### WHAT THE TASK ASKS
Reproduce the records below in full and without edits, omitting images.

[Records with drawing code]
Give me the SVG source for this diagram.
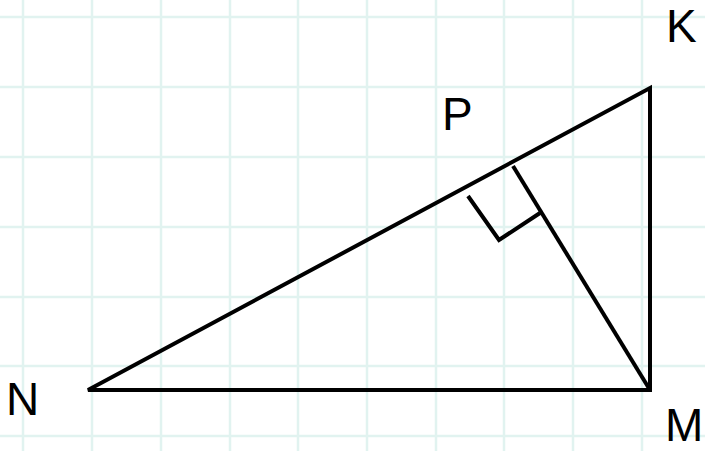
<svg xmlns="http://www.w3.org/2000/svg" width="705" height="451" viewBox="0 0 705 451">
<style>
.grid line{stroke:#e1f3f0;stroke-width:2.5}
.shape{stroke:#000;stroke-width:4;fill:none;stroke-linejoin:miter;stroke-linecap:butt}
.lbl{font-family:"Liberation Sans",Arial,sans-serif;font-size:46px;fill:#000}
</style>
<rect width="705" height="451" fill="#fff"/>
<g class="grid">
<line x1="23" y1="0" x2="23" y2="451"/>
<line x1="92" y1="0" x2="92" y2="451"/>
<line x1="161" y1="0" x2="161" y2="451"/>
<line x1="230" y1="0" x2="230" y2="451"/>
<line x1="298" y1="0" x2="298" y2="451"/>
<line x1="367" y1="0" x2="367" y2="451"/>
<line x1="436" y1="0" x2="436" y2="451"/>
<line x1="504" y1="0" x2="504" y2="451"/>
<line x1="573" y1="0" x2="573" y2="451"/>
<line x1="642" y1="0" x2="642" y2="451"/>
<line x1="0" y1="17" x2="705" y2="17"/>
<line x1="0" y1="87" x2="705" y2="87"/>
<line x1="0" y1="157" x2="705" y2="157"/>
<line x1="0" y1="227" x2="705" y2="227"/>
<line x1="0" y1="297" x2="705" y2="297"/>
<line x1="0" y1="366" x2="705" y2="366"/>
<line x1="0" y1="436" x2="705" y2="436"/>
</g>
<g id="connectors">
<polygon class="shape" points="88,390 650,88 650,390"/>
<line class="shape" x1="513" y1="166" x2="650" y2="390"/>
<polyline class="shape" points="468,196 499,240 540,213"/>
</g>
<g id="node-K"><text class="lbl" x="666" y="42">K</text></g>
<g id="node-P"><text class="lbl" x="442" y="130">P</text></g>
<g id="node-N"><text class="lbl" x="6" y="415">N</text></g>
<g id="node-M"><text class="lbl" x="665" y="441">M</text></g>
</svg>
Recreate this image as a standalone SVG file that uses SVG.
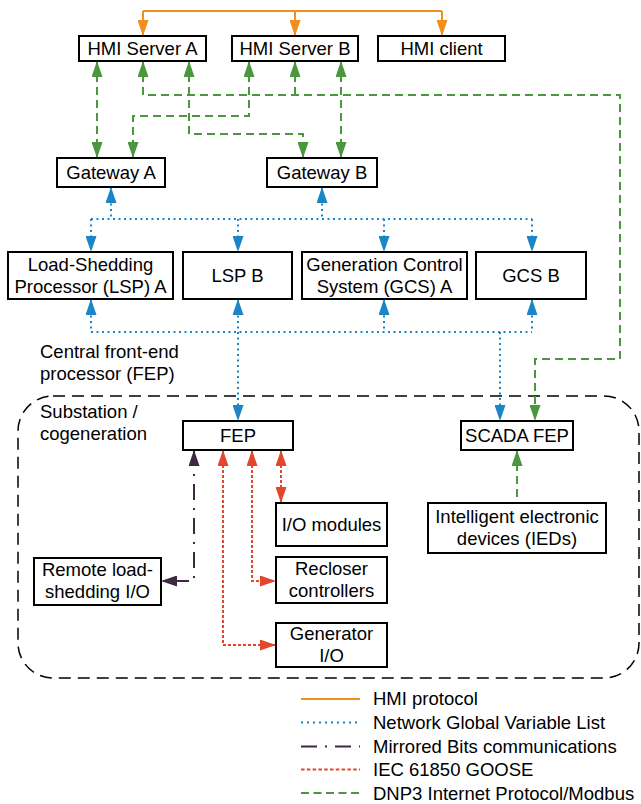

### REPLY
Give me the SVG source for this diagram.
<svg xmlns="http://www.w3.org/2000/svg" width="705" height="451" viewBox="0 0 705 451">
<style>
.grid line{stroke:#e1f3f0;stroke-width:2.5}
.shape{stroke:#000;stroke-width:4;fill:none;stroke-linejoin:miter;stroke-linecap:butt}
.lbl{font-family:"Liberation Sans",Arial,sans-serif;font-size:46px;fill:#000}
</style>
<rect width="705" height="451" fill="#fff"/>
<g class="grid">
<line x1="23" y1="0" x2="23" y2="451"/>
<line x1="92" y1="0" x2="92" y2="451"/>
<line x1="161" y1="0" x2="161" y2="451"/>
<line x1="230" y1="0" x2="230" y2="451"/>
<line x1="298" y1="0" x2="298" y2="451"/>
<line x1="367" y1="0" x2="367" y2="451"/>
<line x1="436" y1="0" x2="436" y2="451"/>
<line x1="504" y1="0" x2="504" y2="451"/>
<line x1="573" y1="0" x2="573" y2="451"/>
<line x1="642" y1="0" x2="642" y2="451"/>
<line x1="0" y1="17" x2="705" y2="17"/>
<line x1="0" y1="87" x2="705" y2="87"/>
<line x1="0" y1="157" x2="705" y2="157"/>
<line x1="0" y1="227" x2="705" y2="227"/>
<line x1="0" y1="297" x2="705" y2="297"/>
<line x1="0" y1="366" x2="705" y2="366"/>
<line x1="0" y1="436" x2="705" y2="436"/>
</g>
<g id="connectors">
<polygon class="shape" points="88,390 650,88 650,390"/>
<line class="shape" x1="513" y1="166" x2="650" y2="390"/>
<polyline class="shape" points="468,196 499,240 540,213"/>
</g>
<g id="node-K"><text class="lbl" x="666" y="42">K</text></g>
<g id="node-P"><text class="lbl" x="442" y="130">P</text></g>
<g id="node-N"><text class="lbl" x="6" y="415">N</text></g>
<g id="node-M"><text class="lbl" x="665" y="441">M</text></g>
</svg>
Recreate this image as a standalone SVG file that uses SVG.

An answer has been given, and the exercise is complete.